◆ GOAL ◆
Repeat the material below word for word and leave out all pictures.

◆ AVAILABLE DATA ◆

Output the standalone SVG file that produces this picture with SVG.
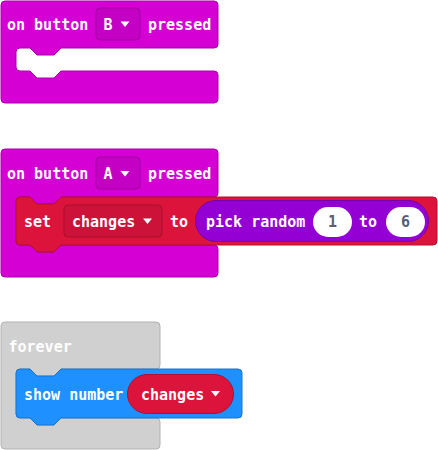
<svg xmlns="http://www.w3.org/2000/svg" width="438" height="450" viewBox="0 0 438 450">
<style>
.t{font-family:"DejaVu Sans Mono","Liberation Mono",monospace;font-weight:bold;font-size:15px;fill:#ffffff}
.n{font-family:"DejaVu Sans Mono","Liberation Mono",monospace;font-weight:bold;font-size:15px;fill:#575E75;text-anchor:middle}
.ev{fill:#D400D4;stroke:#AA00AA;stroke-width:1}
.evd{fill:#C400C4;stroke:#A000A0;stroke-width:1}
.var{fill:#DC143C;stroke:#B0102F;stroke-width:1}
.vard{fill:#CC1238;stroke:#A80F2D;stroke-width:1}
.math{fill:#9400D3;stroke:#7600A9;stroke-width:1}
.basic{fill:#1E90FF;stroke:#1873CC;stroke-width:1}
.loop{fill:#D0D0D0;stroke:#B2B2B2;stroke-width:1}
.num{fill:#ffffff}
.arr{fill:#ffffff}
</style>
<rect width="438" height="450" fill="#ffffff"/>
<g id="connectors"></g>
<g id="on-button-b">
<path class="ev" d="M 5,1 H 214 A 4 4 0 0 1 218,5 V 44 A 4 4 0 0 1 214,48 H 61 L 54,55 H 37 L 30,48 H 20 A 4 4 0 0 0 16,52 V 67 A 4 4 0 0 0 20,71 H 30 L 37,78 H 54 L 61,71 H 214 A 4 4 0 0 1 218,75 V 99 A 4 4 0 0 1 214,103 H 5 A 4 4 0 0 1 1,99 V 5 A 4 4 0 0 1 5,1 Z"/>
<text class="t" x="7" y="29.5">on button</text>
<rect class="evd" x="96" y="8" width="44" height="32" rx="4"/>
<text class="t" x="103.5" y="29.5">B</text>
<polygon class="arr" points="120.5,21.5 129.5,21.5 125,27"/>
<text class="t" x="148" y="29.5">pressed</text>
</g>
<g id="on-button-a">
<path class="ev" d="M 5,149 H 214 A 4 4 0 0 1 218,153 V 193 A 4 4 0 0 1 214,197 H 61 L 54,204 H 37 L 30,197 H 20 A 4 4 0 0 0 16,201 V 241 A 4 4 0 0 0 20,245 H 30 L 37,252 H 54 L 61,245 H 214 A 4 4 0 0 1 218,249 V 273 A 4 4 0 0 1 214,277 H 5 A 4 4 0 0 1 1,273 V 153 A 4 4 0 0 1 5,149 Z"/>
<text class="t" x="7" y="178.5">on button</text>
<rect class="evd" x="96" y="157" width="44" height="32" rx="4"/>
<text class="t" x="103.5" y="178.5">A</text>
<polygon class="arr" points="120.5,171 129.5,171 125,176.5"/>
<text class="t" x="148" y="178.5">pressed</text>
</g>
<g id="set-changes">
<path class="var" d="M 20,197 H 30 L 37,204 H 54 L 61,197 H 433 A 4 4 0 0 1 437,201 V 241 A 4 4 0 0 1 433,245 H 61 L 54,252 H 37 L 30,245 H 20 A 4 4 0 0 1 16,241 V 201 A 4 4 0 0 1 20,197 Z"/>
<text class="t" x="24" y="226.5">set</text>
<rect class="vard" x="64" y="205" width="98" height="32" rx="4"/>
<text class="t" x="72" y="226.5">changes</text>
<polygon class="arr" points="143,218.5 152,218.5 147.5,224"/>
<text class="t" x="170" y="226.5">to</text>
</g>
<g id="pick-random">
<rect class="math" x="195.5" y="200.5" width="233" height="41" rx="20.5"/>
<text class="t" x="206" y="226.5">pick random</text>
<rect class="num" x="313" y="207" width="39" height="30" rx="15"/>
<text class="n" x="332.5" y="226.5">1</text>
<text class="t" x="359" y="226.5">to</text>
<rect class="num" x="386" y="207" width="39" height="30" rx="15"/>
<text class="n" x="405.5" y="226.5">6</text>
</g>
<g id="forever">
<path class="loop" d="M 5,322 H 156 A 4 4 0 0 1 160,326 V 365 A 4 4 0 0 1 156,369 H 61 L 54,376 H 37 L 30,369 H 20 A 4 4 0 0 0 16,373 V 414 A 4 4 0 0 0 20,418 H 30 L 37,425 H 54 L 61,418 H 156 A 4 4 0 0 1 160,422 V 445 A 4 4 0 0 1 156,449 H 5 A 4 4 0 0 1 1,445 V 326 A 4 4 0 0 1 5,322 Z"/>
<text class="t" x="8.5" y="351.5">forever</text>
</g>
<g id="show-number">
<path class="basic" d="M 20,369 H 30 L 37,376 H 54 L 61,369 H 238 A 4 4 0 0 1 242,373 V 414 A 4 4 0 0 1 238,418 H 61 L 54,425 H 37 L 30,418 H 20 A 4 4 0 0 1 16,414 V 373 A 4 4 0 0 1 20,369 Z"/>
<text class="t" x="24" y="399.5">show number</text>
</g>
<g id="changes-var">
<rect class="var" x="127.5" y="374.5" width="106" height="39" rx="19.5"/>
<text class="t" x="141" y="399.5">changes</text>
<polygon class="arr" points="211,391 220,391 215.5,396.5"/>
</g>
</svg>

◆ THE REPLY ◆
Output the standalone SVG file that produces this picture with SVG.
<svg xmlns="http://www.w3.org/2000/svg" width="438" height="450" viewBox="0 0 438 450">
<style>
.t{font-family:"DejaVu Sans Mono","Liberation Mono",monospace;font-weight:bold;font-size:15px;fill:#ffffff}
.n{font-family:"DejaVu Sans Mono","Liberation Mono",monospace;font-weight:bold;font-size:15px;fill:#575E75;text-anchor:middle}
.ev{fill:#D400D4;stroke:#AA00AA;stroke-width:1}
.evd{fill:#C400C4;stroke:#A000A0;stroke-width:1}
.var{fill:#DC143C;stroke:#B0102F;stroke-width:1}
.vard{fill:#CC1238;stroke:#A80F2D;stroke-width:1}
.math{fill:#9400D3;stroke:#7600A9;stroke-width:1}
.basic{fill:#1E90FF;stroke:#1873CC;stroke-width:1}
.loop{fill:#D0D0D0;stroke:#B2B2B2;stroke-width:1}
.num{fill:#ffffff}
.arr{fill:#ffffff}
</style>
<rect width="438" height="450" fill="#ffffff"/>
<g id="connectors"></g>
<g id="on-button-b">
<path class="ev" d="M 5,1 H 214 A 4 4 0 0 1 218,5 V 44 A 4 4 0 0 1 214,48 H 61 L 54,55 H 37 L 30,48 H 20 A 4 4 0 0 0 16,52 V 67 A 4 4 0 0 0 20,71 H 30 L 37,78 H 54 L 61,71 H 214 A 4 4 0 0 1 218,75 V 99 A 4 4 0 0 1 214,103 H 5 A 4 4 0 0 1 1,99 V 5 A 4 4 0 0 1 5,1 Z"/>
<text class="t" x="7" y="29.5">on button</text>
<rect class="evd" x="96" y="8" width="44" height="32" rx="4"/>
<text class="t" x="103.5" y="29.5">B</text>
<polygon class="arr" points="120.5,21.5 129.5,21.5 125,27"/>
<text class="t" x="148" y="29.5">pressed</text>
</g>
<g id="on-button-a">
<path class="ev" d="M 5,149 H 214 A 4 4 0 0 1 218,153 V 193 A 4 4 0 0 1 214,197 H 61 L 54,204 H 37 L 30,197 H 20 A 4 4 0 0 0 16,201 V 241 A 4 4 0 0 0 20,245 H 30 L 37,252 H 54 L 61,245 H 214 A 4 4 0 0 1 218,249 V 273 A 4 4 0 0 1 214,277 H 5 A 4 4 0 0 1 1,273 V 153 A 4 4 0 0 1 5,149 Z"/>
<text class="t" x="7" y="178.5">on button</text>
<rect class="evd" x="96" y="157" width="44" height="32" rx="4"/>
<text class="t" x="103.5" y="178.5">A</text>
<polygon class="arr" points="120.5,171 129.5,171 125,176.5"/>
<text class="t" x="148" y="178.5">pressed</text>
</g>
<g id="set-changes">
<path class="var" d="M 20,197 H 30 L 37,204 H 54 L 61,197 H 433 A 4 4 0 0 1 437,201 V 241 A 4 4 0 0 1 433,245 H 61 L 54,252 H 37 L 30,245 H 20 A 4 4 0 0 1 16,241 V 201 A 4 4 0 0 1 20,197 Z"/>
<text class="t" x="24" y="226.5">set</text>
<rect class="vard" x="64" y="205" width="98" height="32" rx="4"/>
<text class="t" x="72" y="226.5">changes</text>
<polygon class="arr" points="143,218.5 152,218.5 147.5,224"/>
<text class="t" x="170" y="226.5">to</text>
</g>
<g id="pick-random">
<rect class="math" x="195.5" y="200.5" width="233" height="41" rx="20.5"/>
<text class="t" x="206" y="226.5">pick random</text>
<rect class="num" x="313" y="207" width="39" height="30" rx="15"/>
<text class="n" x="332.5" y="226.5">1</text>
<text class="t" x="359" y="226.5">to</text>
<rect class="num" x="386" y="207" width="39" height="30" rx="15"/>
<text class="n" x="405.5" y="226.5">6</text>
</g>
<g id="forever">
<path class="loop" d="M 5,322 H 156 A 4 4 0 0 1 160,326 V 365 A 4 4 0 0 1 156,369 H 61 L 54,376 H 37 L 30,369 H 20 A 4 4 0 0 0 16,373 V 414 A 4 4 0 0 0 20,418 H 30 L 37,425 H 54 L 61,418 H 156 A 4 4 0 0 1 160,422 V 445 A 4 4 0 0 1 156,449 H 5 A 4 4 0 0 1 1,445 V 326 A 4 4 0 0 1 5,322 Z"/>
<text class="t" x="8.5" y="351.5">forever</text>
</g>
<g id="show-number">
<path class="basic" d="M 20,369 H 30 L 37,376 H 54 L 61,369 H 238 A 4 4 0 0 1 242,373 V 414 A 4 4 0 0 1 238,418 H 61 L 54,425 H 37 L 30,418 H 20 A 4 4 0 0 1 16,414 V 373 A 4 4 0 0 1 20,369 Z"/>
<text class="t" x="24" y="399.5">show number</text>
</g>
<g id="changes-var">
<rect class="var" x="127.5" y="374.5" width="106" height="39" rx="19.5"/>
<text class="t" x="141" y="399.5">changes</text>
<polygon class="arr" points="211,391 220,391 215.5,396.5"/>
</g>
</svg>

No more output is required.